The Fund filed suit, and the government moved to dismiss for lack of subject matter jurisdiction, arguing that there had been no relevant waiver of sovereign immunity. The Fund countered that the tax refund statute, 28 U.S.C. § 1346(a)(1), provided the relevant waiver, arguing that it sought to recoup a tax that had been improperly assessed and collected. 2017 U.S. Dist. LEXIS 113687 at *6. The Fund also argued that it could pursue its claim under the tax refund statute because the statute also authorized an action to recover “any sum.” Id.
The district court rejected the Fund’s argument for several reasons. While acknowledging the general definition of a tax as an involuntary exaction imposed by a government for public purposes, the court observed that the labels Congress applies are significant, pointing to the Supreme Court’s decision in National Federation of Independent Businesses v. Sebelius, 567 U.S. 519 (2012), which held that the individual mandate under the ACA was not a tax under the Anti-Injunction Act largely because Congress chose to label it a penalty. 2017 U.S. Dist. LEXIS 113687 at *8-*9 (citing Sebelius, 567 U.S. at 544-46).
The court noted several other factors that supported its conclusion that the reinsurance contribution was not a tax that could be recouped in a refund action. In addition to the label that Congress chose to apply, the court pointed to the following factors:
- Congress directed that the payments be made to third-party reinsurance entities instead of the IRS;
- Congress put the Secretary of Health and Human Services in charge of the reinsurance program, not the Secretary of the Treasury or the Commissioner of the IRS; and
- Congress placed the provisions governing the reinsurance program in Title 42 of the U.S. Code, not Title 26.

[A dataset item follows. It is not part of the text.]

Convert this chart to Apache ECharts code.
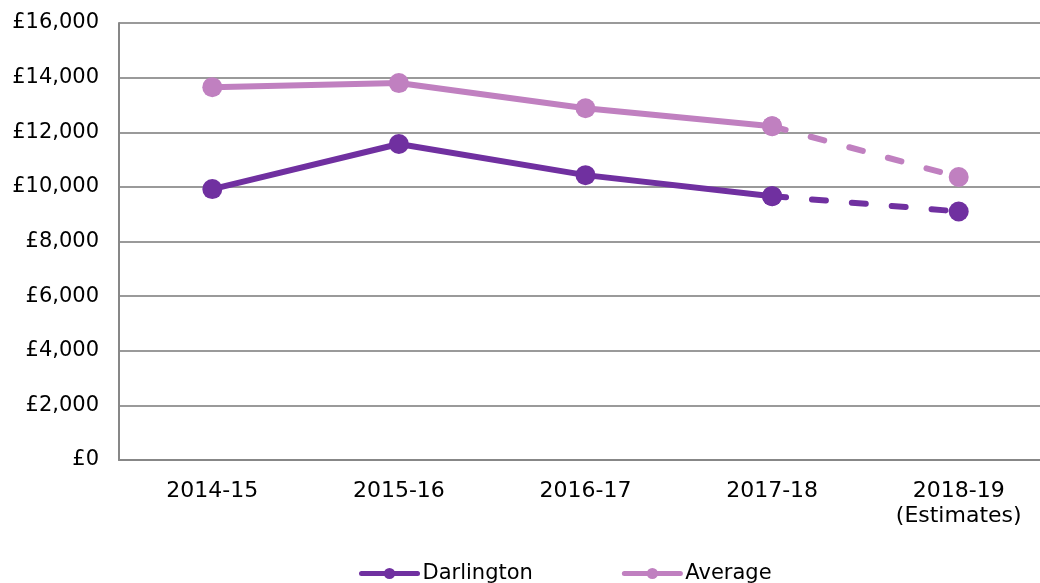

Id. at *12. In the court’s view, “the conclusion is inescapable that Congress did not intend for the reinsurance mandate to be considered an internal revenue tax.” Id. at *12-*13.
Next, the district court addressed the Plaintiff’s alternate argument that it could recoup “any sum” in a tax refund action. The problem here was the plain language of the statute, which authorizes suit to recover a tax, a penalty, or “or any sum alleged to have been excessive or in any manner wrongfully collected under the internal-revenue laws.” 28 U.S.C. § 1346(a)(1) (emphasis added). Surveying the limited case law construing the term “any sum,” the court concluded that the term reached payments that were incidental to the payment of a tax, such as interest. 2017 U.S. Dist. LEXIS 113687 at *13-*15.
That left the Fund’s claim under the Administrative Procedure Act, which does not provide for damages. Accordingly, that claim was dismissed as well.
This is a solid decision: The Fund’s argument that it could sue under the tax refund was frankly a stretch. Still, the case does raise a potential concern: Could Congress impose a payment that functioned like a tax but insulate it from recovery by calling it something else?
The answer is two-fold:
- As the district court reasoned, it is not simply the label that is relevant; the Supreme Court in Sebelius looked at the surrounding statutory context as well. See Sebelius, 567 U.S. at 544-46.
- The imposition of the payment requirement could be challenged through an action for injunctive relief, which would yield a determination that the payment was either a tax that could only be challenged through a refund claim or something else, which might be subject to injunctive relief if there was no mechanism for judicial review.
In fact, the Fund could have brought an action for injunctive relief when the payment was imposed upon it, as Sebelius provided a template for it to maneuver around the Anti-Injunction Act.